Blessed
Insurance
Introducing AME Reinsurance Ltd
By
Rev. John Fisher
Editor and Publisher, A.M.E. Today
The African Methodist
Episcopal Church now has its own insurance company. It is AME Reinsurance Ltd,
a company wholly own and operated by the A.M.E. Church that was incorporated
in Bermuda last Thursday.
Bishop Philip R. Cousin, Presiding
Prelate of the Fourth
Episcopal
District, will serve as the chairman for AME Reinsurance Ltd. Bishop
Cousin has been a long-time proponent of the A.M.E. Church insuring itself so
some of the insurance money could stay within the church coffers.
Marsh McLennan, a
company based in Hamilton, Bermuda, that is renown as an international
specialist in managing insurance companies, will manage this new company.
AME Reinsurance
Ltd is a captive insurance company, which by definition is an insurance
company that is a wholly owned subsidiary of its parent company
that insures all or a part of the parent company's risks.
Many large
corporations and organizations have captive insurance companies, since these
captive insurance companies can can bring their parent companies a
saving in insurance costs;, the ability to cover some risks that might almost
be uninsurable otherwise and a chance to manage and determine risks within the
parent.
The first General
Meeting of the Board of Directors of AME Reinsurance Ltd will be
held tomorrow in Bermuda in the offices of Marsh McLennan. Participating
will be Bishop Cousin, along with Bishops John Hurst Adams, Henry Allen
Belin, and Cornal Garnett Henning. The other members of the board are
all members of the A.M.E. Church



Bishops Adams, Belin and Henning
The Rev. Dr. Leonard
Santucci, is the provisional
secretary to the new company, and Nalton Brangman is the provisional vice
chairman of AME Reinsurance Ltd.
"This company has
been conceived and legislated to financially empower the Connectional Church
and its Ministry program through the re-engineering of the present Insurance
programs," Brangman recently told A.M.E. Today. " By the comittment
of the General Conference, all Church property will be insured so as to
achieve major savings for our Church."
Brangman further
explained, " The vision of God, articulated by Bishop Cousin in the
Bermuda Annual Conference for Seven Years, will on Friday become a reality.
Additional finance and economic development vehicles are now under design so
as to further the call of the Church to go out into the world and preach the
Gospel.
" As Jesus said to
Peter, "If you love me, Feed my Sheep!"
In a recent article
printed in Bermuda's GazetteNET News, Rev. Santucci explained the economic
impact of the project.
"The A.M.E. church
operates throughout the continental United States, parts of Canada, Bermuda
and the Caribbean, England, and central and southern Africa," said Rev.
Santucci. "Within 19 episcopal districts of the church we have assets in
excess of $5 billion and that is what we will be working to insure and
re-insure.

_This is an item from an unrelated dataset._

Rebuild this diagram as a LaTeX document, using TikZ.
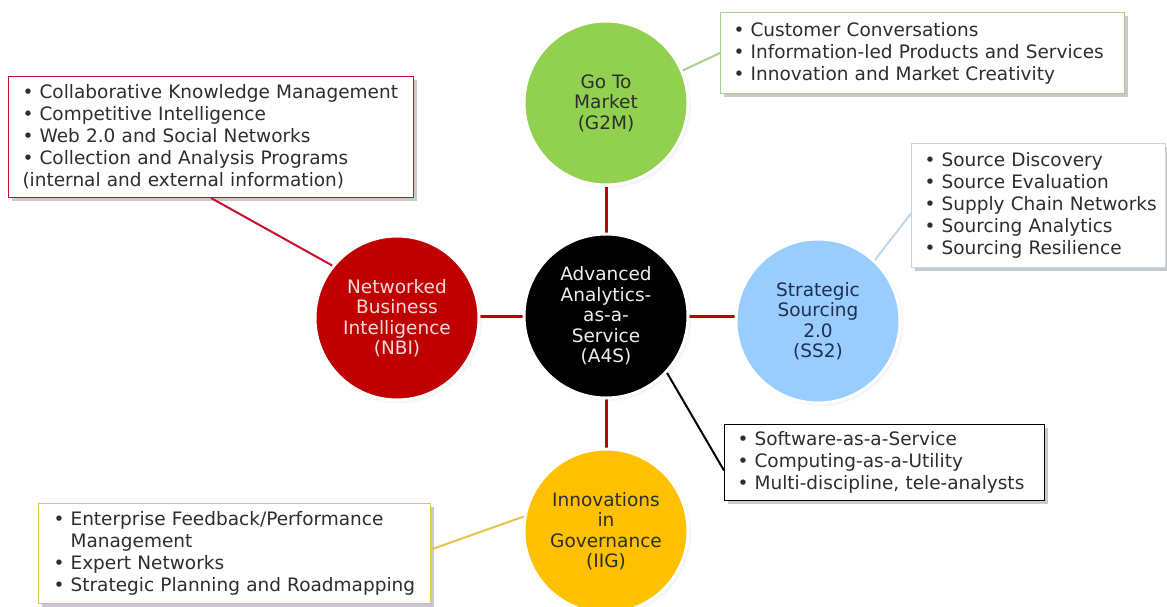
\documentclass[tikz,border=0pt]{standalone}
\usepackage{fontspec}
\setmainfont{DejaVu Sans}
\usetikzlibrary{shadows,backgrounds}
\definecolor{hubgreen}{HTML}{92D050}
\definecolor{hubblue}{HTML}{99CCFF}
\definecolor{hubred}{HTML}{C00000}
\definecolor{hubyellow}{HTML}{FFC000}
\definecolor{spokered}{HTML}{C00000}
\definecolor{boxtext}{HTML}{2E2E2E}
\definecolor{nbiedge}{HTML}{C8102E}
\definecolor{greenedge}{HTML}{A9D18E}
\definecolor{blueedge}{HTML}{BDD7EE}
\definecolor{yellowedge}{HTML}{E8C34A}
\definecolor{lighttext}{HTML}{EDEDED}
\definecolor{pinktext}{HTML}{F4DADA}
\definecolor{navytext}{HTML}{1F2F4F}
\begin{document}
\begin{tikzpicture}[x=1pt,y=-1pt,
  hub/.style={circle, minimum size=164pt, inner sep=0pt, draw=white, line width=3pt,
    align=center, font=\fontsize{18.5}{20.5}\selectfont,
    circular drop shadow={shadow xshift=2pt, shadow yshift=-2pt, shadow scale=1.02, opacity=0.3, fill=black!60}},
  infobox/.style={draw, fill=white, line width=1pt, align=left, anchor=north west, inner ysep=0pt,
    font=\fontsize{18.5}{22}\selectfont, text=boxtext,
    drop shadow={shadow xshift=3pt, shadow yshift=-3pt, opacity=0.35, fill=black!60}},
  spoke/.style={draw=spokered, line width=3pt},
  link/.style={line width=2pt}]
\useasboundingbox (0,0) rectangle (1167,606);

% circles
\node[hub, fill=black, text=lighttext] (a4s) at (606,316) {Advanced\\Analytics-\\as-a-\\Service\\(A4S)};
\node[hub, fill=hubgreen, text=boxtext] (g2m) at (606,103) {Go To\\Market\\(G2M)};
\node[hub, fill=hubred, text=pinktext] (nbi) at (397,318) {Networked\\Business\\Intelligence\\(NBI)};
\node[hub, fill=hubblue, text=navytext] (ss2) at (818,321) {Strategic\\Sourcing\\2.0\\(SS2)};
\node[hub, fill=hubyellow, text=boxtext] (iig) at (606,531) {Innovations\\in\\Governance\\(IIG)};

% boxes
\node[infobox, draw=nbiedge, inner xsep=14pt, text width=377pt, minimum height=121pt] (nbibox) at (8,76)
 {• Collaborative Knowledge Management\\• Competitive Intelligence\\• Web 2.0 and Social Networks\\• Collection and Analysis Programs\\(internal and external information)};
\node[infobox, draw=greenedge, inner xsep=13pt, text width=378pt, minimum height=81pt] (g2mbox) at (720,12)
 {• Customer Conversations\\• Information-led Products and Services\\• Innovation and Market Creativity};
\node[infobox, draw=blueedge, inner xsep=13pt, text width=228pt, minimum height=124pt] (ss2box) at (911,143)
 {• Source Discovery\\• Source Evaluation\\\mbox{• Supply Chain Networks}\\• Sourcing Analytics\\• Sourcing Resilience};
\node[infobox, draw=black, inner xsep=13pt, text width=294pt, minimum height=76pt] (a4sbox) at (724,424)
 {• Software-as-a-Service\\• Computing-as-a-Utility\\• Multi-discipline, tele-analysts};
\node[infobox, draw=yellowedge, inner xsep=15pt, text width=362pt, minimum height=100pt] (iigbox) at (38,503)
 {• Enterprise Feedback/Performance\\\hphantom{• }Management\\• Expert Networks\\• Strategic Planning and Roadmapping};

\begin{scope}[on background layer]
\fill[white] (0,0) rectangle (1167,606);
\draw[spoke] (g2m) -- (iig);
\draw[spoke] (nbi.center |- a4s) -- (a4s.center -| ss2);
\end{scope}

% connectors
\draw[link, draw=nbiedge] (nbibox.south) -- (nbi.141);
\draw[link, draw=greenedge] (g2m.23) -- (g2mbox.west);
\draw[link, draw=blueedge] (ss2.47) -- ([yshift=-8pt]ss2box.west);
\draw[link, draw=black] (a4s.-43) -- ([yshift=-8pt]a4sbox.west);
\draw[link, draw=yellowedge] (iig.170) -- ([yshift=4pt]iigbox.east);
\end{tikzpicture}
\end{document}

Currently we are insured with separate carriers"
The A.M.E. Church is
not the only organization to incorporate its captive insurance program in
Bermuda. Bermuda is one of the leading centers in the world for this
form of insurance company. There are more than 1,500 currently registered
there. The reason for it being so popular is there are tax savings for
such a company being incorporated at the offshore location.
The fact there are so
many captive insurance companies incorporated in Bermuda means there also is
more expertise available there as well as resources.
In a published report,
Marsh seemed pleased at the opportunity to be involved with the A.M.E.

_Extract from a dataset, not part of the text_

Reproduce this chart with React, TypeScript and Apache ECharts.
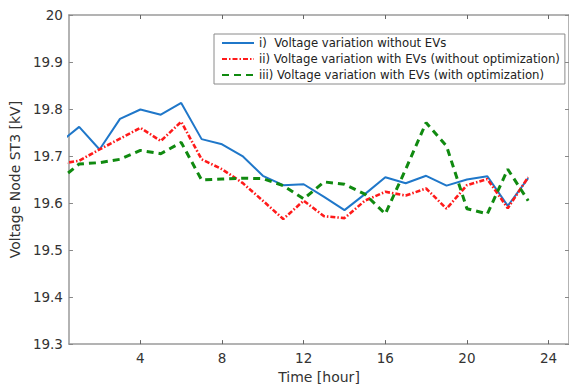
import React, { useEffect, useRef } from "react";
import * as echarts from "echarts";

const hours = [0, 1, 2, 3, 4, 5, 6, 7, 8, 9, 10, 11, 12, 13, 14, 15, 16, 17, 18, 19, 20, 21, 22, 23];
const withoutEVs = [19.727, 19.762, 19.714, 19.779, 19.799, 19.788, 19.813, 19.736, 19.725, 19.7, 19.658, 19.638, 19.64, 19.613, 19.585, 19.619, 19.655, 19.642, 19.658, 19.637, 19.65, 19.657, 19.594, 19.653];
const withEVsNoOpt = [19.683, 19.69, 19.714, 19.737, 19.76, 19.732, 19.773, 19.693, 19.672, 19.643, 19.605, 19.566, 19.605, 19.572, 19.568, 19.605, 19.624, 19.616, 19.631, 19.588, 19.638, 19.651, 19.589, 19.655];
const withEVsOpt = [19.648, 19.683, 19.686, 19.693, 19.712, 19.705, 19.729, 19.649, 19.651, 19.653, 19.652, 19.637, 19.609, 19.645, 19.64, 19.619, 19.577, 19.672, 19.771, 19.721, 19.588, 19.577, 19.672, 19.605];
const xTicks = [4, 8, 12, 16, 20, 24];
const seriesNames = [
  "i)  Voltage variation without EVs",
  "ii) Voltage variation with EVs (without optimization)",
  "iii) Voltage variation with EVs (with optimization)",
];

const FONT = "DejaVu Sans";
const AXIS_COLOR = "#9a9a9a";

export default function App() {
  const ref = useRef<HTMLDivElement>(null);
  useEffect(() => {
    if (!ref.current) return;
    const chart = echarts.init(ref.current, null, { renderer: "svg" });
    const pair = (arr: number[]) => hours.map((h, i) => [h, arr[i]]);
    const xCommon = {
      type: "value",
      min: 0.5,
      max: 25,
      splitLine: { show: false },
      axisLine: { show: true, lineStyle: { color: AXIS_COLOR, width: 1.5 } },
      axisTick: { show: true, inside: true, length: 4, customValues: xTicks, lineStyle: { color: "#666" } },
    };
    const yCommon = {
      type: "value",
      min: 19.3,
      max: 20,
      interval: 0.1,
      splitLine: { show: false },
      axisLine: { show: true, lineStyle: { color: AXIS_COLOR, width: 1.5 } },
      axisTick: { show: true, inside: true, length: 4, lineStyle: { color: "#888" } },
    };
    chart.setOption({
      animation: false,
      backgroundColor: "#ffffff",
      grid: { left: 68, right: -2, top: 15, bottom: 43 },
      legend: {
        orient: "vertical",
        left: 214,
        top: 34,
        data: seriesNames,
        itemWidth: 32,
        itemHeight: 14,
        itemGap: 4,
        padding: [3, 5, 3, 7],
        borderColor: "#8a8a8a",
        borderWidth: 1,
        backgroundColor: "#ffffff",
        itemStyle: { opacity: 0 },
        lineStyle: { opacity: 1 },
        textStyle: { fontFamily: FONT, fontSize: 11.7, color: "#222" },
      },
      xAxis: [
        {
          ...xCommon,
          position: "bottom",
          name: "Time [hour]",
          nameLocation: "middle",
          nameGap: 24,
          nameTextStyle: { fontFamily: FONT, fontSize: 14, color: "#333" },
          axisLabel: { show: true, customValues: xTicks, margin: 7, fontFamily: FONT, fontSize: 13.5, color: "#333" },
        },
        {
          ...xCommon,
          position: "top",
          axisLabel: { show: false, customValues: xTicks },
        },
      ],
      yAxis: [
        {
          ...yCommon,
          position: "left",
          name: "Voltage Node ST3 [kV]",
          nameLocation: "middle",
          nameRotate: 90,
          nameGap: 41,
          nameTextStyle: { fontFamily: FONT, fontSize: 14, color: "#333" },
          axisLabel: {
            margin: 6,
            fontFamily: FONT,
            fontSize: 13.5,
            color: "#333",
            formatter: (v: number) => String(Math.round(v * 10) / 10),
          },
        },
        {
          ...yCommon,
          position: "right",
          axisLabel: { show: false },
        },
      ],
      series: [
        {
          name: seriesNames[0],
          type: "line",
          data: pair(withoutEVs),
          symbol: "none",
          showSymbol: false,
          clip: true,
          color: "#1f77c9",
          lineStyle: { color: "#1f77c9", width: 2 },
        },
        {
          name: seriesNames[1],
          type: "line",
          data: pair(withEVsNoOpt),
          symbol: "none",
          showSymbol: false,
          clip: true,
          color: "#ff1a1a",
          lineStyle: { color: "#ff1a1a", width: 2.6, type: [5, 2, 1.5, 2] },
        },
        {
          name: seriesNames[2],
          type: "line",
          data: pair(withEVsOpt),
          symbol: "none",
          showSymbol: false,
          clip: true,
          color: "#108a10",
          lineStyle: { color: "#108a10", width: 3, type: [7, 5] },
        },
      ],
    });
    return () => chart.dispose();
  }, []);
  return (
    <div
      ref={ref}
      style={{ position: "fixed", left: 0, top: 0, width: 569, height: 389, background: "#fff" }}
    />
  );
}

Church in the management of the new insurance company.
Jill Husbands, senior
vice president of business development at Marsh said, "We are very
honored and excited to be appointed to work wit the A.M.E. Church. To
begin with the captive will handle the church's property and casualty
insurance."
She explained, "I
believe it is better to start with one defined area and then, if financially
feasible, we will broaden to other areas of the church's insurance and
eventually it will be all-encompassing."
Here is how the
insurance plan would operate:
AME Reinsurance Ltd
would not be going from church to church writing policies itself, but
all insurance would be channeled through it by a main United States insurance
company yet to be named. Once this insurance is received, AME
Reinsurance may pass some insurance off to other reinsurance companies,
if it so desires. AME Reinsurance, however, only will cover risks of the
AME church and will not take in business from any other organization or
company.
Brangman further
explained in the GazetteNET article, "The church, through its original
incorporation, was designed to be a not-for-profit organization. The structure
of this operation is wholly and solely for the African Methodist Episcopal
Church. One share, one shareholder -- the A.M.E. Church. That is
it.
"We seek to take
this income to do that which the church has been called to do. When we
are better able to meet that calling, then truly we as a church are doing that
which would please God in the first place," Brangman concluded.